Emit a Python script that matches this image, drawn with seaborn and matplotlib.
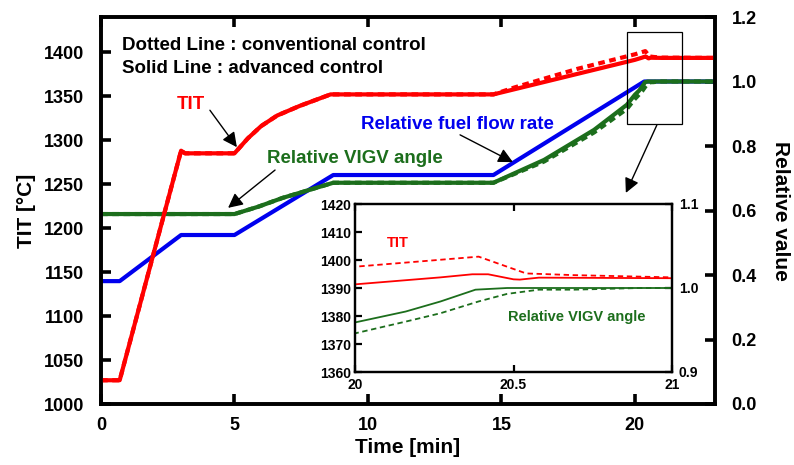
import matplotlib
matplotlib.use("Agg")
import matplotlib.pyplot as plt
import matplotlib.patches as mpatches
import numpy as np
import pandas as pd
import seaborn as sns

sns.set_style("ticks")
plt.rcParams["font.family"] = ["Liberation Sans", "DejaVu Sans"]
plt.rcParams["font.weight"] = "bold"
plt.rcParams["axes.labelweight"] = "bold"
for key in ("text.color", "axes.labelcolor", "xtick.color", "ytick.color", "axes.edgecolor"):
    plt.rcParams[key] = "black"

RED = "#ff0000"
BLUE = "#0000ee"
GREEN = "#1c6e1c"

# Turbine inlet temperature [degC], advanced (solid) and conventional (dotted) control
tit_adv_t = [0.0, 0.7, 3.0, 3.15, 5.0, 5.5, 6.0, 6.6, 7.45, 8.6, 14.7, 20.0, 20.27, 20.37, 20.42, 20.5, 20.52, 20.58, 21.0, 23.0]
tit_adv_v = [1027, 1027, 1288, 1285, 1285, 1302, 1316, 1328, 1339, 1352, 1352, 1391.3, 1393.8, 1394.9, 1394.9, 1393.1, 1393.0, 1393.7, 1393.5, 1393.5]
tit_conv_t = [0.0, 0.7, 3.0, 3.15, 5.0, 5.5, 6.0, 6.6, 7.45, 8.6, 14.7, 15.5, 17.84, 20.0, 20.39, 20.48, 20.54, 20.69, 21.0, 23.0]
tit_conv_v = [1027, 1027, 1288, 1285, 1285, 1302, 1316, 1328, 1339, 1352, 1352, 1360, 1381, 1397.6, 1401.2, 1397.6, 1395.2, 1394.6, 1393.8, 1393.5]

# Relative fuel flow rate
fuel_t = [0.0, 0.7, 3.0, 5.0, 8.7, 14.7, 20.35, 23.0]
fuel_v = [0.381, 0.381, 0.524, 0.524, 0.71, 0.71, 1.0, 1.0]

# Relative VIGV angle, advanced (solid) and conventional (dotted) control
vigv_adv_t = [0.0, 5.0, 5.9, 6.8, 8.7, 14.7, 16.6, 18.47, 19.7, 20.0, 20.16, 20.27, 20.38, 20.48, 23.0]
vigv_adv_v = [0.589, 0.589, 0.612, 0.639, 0.686, 0.686, 0.757, 0.85, 0.928, 0.959, 0.972, 0.984, 0.998, 1.0, 1.0]
vigv_conv_t = [0.0, 5.0, 5.9, 6.8, 8.7, 14.7, 16.6, 18.47, 19.7, 20.0, 20.16, 20.27, 20.39, 20.48, 20.58, 20.69, 20.9, 23.0]
vigv_conv_v = [0.589, 0.589, 0.612, 0.639, 0.686, 0.686, 0.752, 0.842, 0.915, 0.946, 0.96, 0.97, 0.984, 0.993, 0.998, 0.998, 1.0, 1.0]

# Axis ticks
time_ticks = [0, 5, 10, 15, 20]
tit_ticks = list(range(1000, 1401, 50))
rel_ticks = [0.0, 0.2, 0.4, 0.6, 0.8, 1.0, 1.2]
zoom_time_ticks = [20, 20.5, 21]
zoom_time_labels = ["20", "20.5", "21"]
zoom_tit_ticks = list(range(1360, 1421, 10))
zoom_rel_ticks = [0.9, 1.0, 1.1]


def frame(t, v):
    return pd.DataFrame({"t": t, "v": v})


W, H = 794, 465
fig = plt.figure(figsize=(W / 100, H / 100), dpi=100)
ax = fig.add_axes([101 / W, 1 - 404 / H, 614 / W, 387 / H])
ax2 = ax.twinx()

# relative values on the right-hand axis
sns.lineplot(data=frame(fuel_t, fuel_v), x="t", y="v", ax=ax2, color=BLUE, lw=3.0,
             estimator=None, sort=False)
sns.lineplot(data=frame(vigv_conv_t, vigv_conv_v), x="t", y="v", ax=ax2, color=GREEN, lw=3.0,
             linestyle=(0, (1.6, 1.1)), estimator=None, sort=False)
sns.lineplot(data=frame(vigv_adv_t, vigv_adv_v), x="t", y="v", ax=ax2, color=GREEN, lw=3.0,
             estimator=None, sort=False)

# temperature on the left-hand axis, drawn on top
sns.lineplot(data=frame(tit_adv_t, tit_adv_v), x="t", y="v", ax=ax, color=RED, lw=3.0,
             estimator=None, sort=False)
sns.lineplot(data=frame(tit_conv_t, tit_conv_v), x="t", y="v", ax=ax, color=RED, lw=3.0,
             linestyle=(0, (1.6, 1.1)), estimator=None, sort=False)
ax.set_zorder(ax2.get_zorder() + 1)
ax.patch.set_visible(False)

ax.set_xlim(0, 23)
ax.set_ylim(1000, 1440)
ax2.set_ylim(0, 1.2)
ax.set_xticks(time_ticks)
ax.set_yticks(tit_ticks)
ax2.set_yticks(rel_ticks)
ax2.set_yticklabels([f"{v:.1f}" for v in rel_ticks])

ax.tick_params(axis="both", direction="in", length=7, width=2.6, labelsize=13, colors="black")
ax.tick_params(axis="x", top=True, pad=9)
ax.tick_params(axis="y", right=False, pad=12)
ax2.tick_params(axis="y", direction="in", length=7, width=2.6, labelsize=13, pad=12, colors="black")
for a in (ax, ax2):
    for s in a.spines.values():
        s.set_linewidth(2.6)
        s.set_color("black")
    for lab in a.get_xticklabels() + a.get_yticklabels():
        lab.set_fontweight("bold")

ax.set_xlabel("Time [min]", fontsize=15, labelpad=3, color="black")
ax.set_ylabel("TIT [°C]", fontsize=15, labelpad=6, color="black")
ax2.set_ylabel("Relative value", fontsize=15, rotation=270, labelpad=24, color="black")

# Legend notes and series labels
ax.text(0.79, 1408, "Dotted Line : conventional control", fontsize=13.5, fontweight="bold",
        ha="left", va="center", color="black")
ax.text(0.79, 1382, "Solid Line : advanced control", fontsize=13.5, fontweight="bold",
        ha="left", va="center", color="black")

arrow = dict(arrowstyle="-|>", color="black", lw=1.0, mutation_scale=22, shrinkA=0, shrinkB=0)
ax.text(3.37, 1340, "TIT", color=RED, fontsize=13.5, fontweight="bold", ha="center", va="center")
ax.annotate("", xy=(5.09, 1292), xytext=(4.08, 1334), arrowprops=arrow)
ax.text(9.51, 1278.6, "Relative VIGV angle", color=GREEN, fontsize=13.5, fontweight="bold",
        ha="center", va="center")
ax.annotate("", xy=(4.76, 1223), xytext=(6.52, 1266), arrowprops=arrow)
ax.text(13.37, 1318, "Relative fuel flow rate", color=BLUE, fontsize=13.5, fontweight="bold",
        ha="center", va="center")
ax.annotate("", xy=(15.43, 1275), xytext=(13.45, 1306), arrowprops=arrow)

# zoom window and pointer to the inset
ax.add_patch(mpatches.Rectangle((19.7, 1318), 2.06, 105, fill=False, lw=0.9, ec="black", zorder=5))
ax.annotate("", xy=(19.66, 1240), xytext=(20.82, 1317), arrowprops=arrow)

# Inset: close-up around the end of the loading ramp
axi = fig.add_axes([355 / W, 1 - 372 / H, 317 / W, 168 / H])
axi2 = axi.twinx()
sns.lineplot(data=frame(vigv_conv_t, vigv_conv_v), x="t", y="v", ax=axi2, color=GREEN, lw=1.3,
             linestyle=(0, (3, 2)), estimator=None, sort=False)
sns.lineplot(data=frame(vigv_adv_t, vigv_adv_v), x="t", y="v", ax=axi2, color=GREEN, lw=1.3,
             estimator=None, sort=False)
sns.lineplot(data=frame(tit_conv_t, tit_conv_v), x="t", y="v", ax=axi, color=RED, lw=1.3,
             linestyle=(0, (3, 2)), estimator=None, sort=False)
sns.lineplot(data=frame(tit_adv_t, tit_adv_v), x="t", y="v", ax=axi, color=RED, lw=1.3,
             estimator=None, sort=False)
axi.patch.set_visible(False)
axi2.patch.set_facecolor("white")
axi2.patch.set_visible(True)

axi.set_xlim(20, 21)
axi.set_ylim(1360, 1420)
axi2.set_ylim(0.9, 1.1)
axi.set_xticks(zoom_time_ticks)
axi.set_xticklabels(zoom_time_labels)
axi.set_yticks(zoom_tit_ticks)
axi2.set_yticks(zoom_rel_ticks)
axi2.set_yticklabels([f"{v:.1f}" for v in zoom_rel_ticks])
axi.tick_params(axis="both", direction="in", length=5, width=1.6, labelsize=10, colors="black")
axi.tick_params(axis="x", top=True, pad=4)
axi.tick_params(axis="y", right=False, pad=3)
axi2.tick_params(axis="y", direction="in", length=5, width=1.6, labelsize=10, pad=5, colors="black")
for a in (axi, axi2):
    a.set_xlabel("")
    a.set_ylabel("")
    for s in a.spines.values():
        s.set_linewidth(1.6)
        s.set_color("black")
    for lab in a.get_xticklabels() + a.get_yticklabels():
        lab.set_fontweight("bold")

axi.text(20.136, 1406, "TIT", color=RED, fontsize=10.5, fontweight="bold", ha="center", va="center")
axi.text(20.70, 1379.6, "Relative VIGV angle", color=GREEN, fontsize=10.5, fontweight="bold",
         ha="center", va="center")

# inset sits above the main axes
fig.patch.set_facecolor("white")
axi2.set_zorder(10)
axi.set_zorder(11)

fig.savefig("out.png", dpi=100, facecolor="white")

> [TASK TO CARRY OUT]: Omitting all pictures, restate exactly the lines of the material from its start through the line that contains "import seaborn as sns".

> [OUTPUT FOR THIS TASK]:
Emit a Python script that matches this image, drawn with seaborn and matplotlib.
import matplotlib
matplotlib.use("Agg")
import matplotlib.pyplot as plt
import matplotlib.patches as mpatches
import numpy as np
import pandas as pd
import seaborn as sns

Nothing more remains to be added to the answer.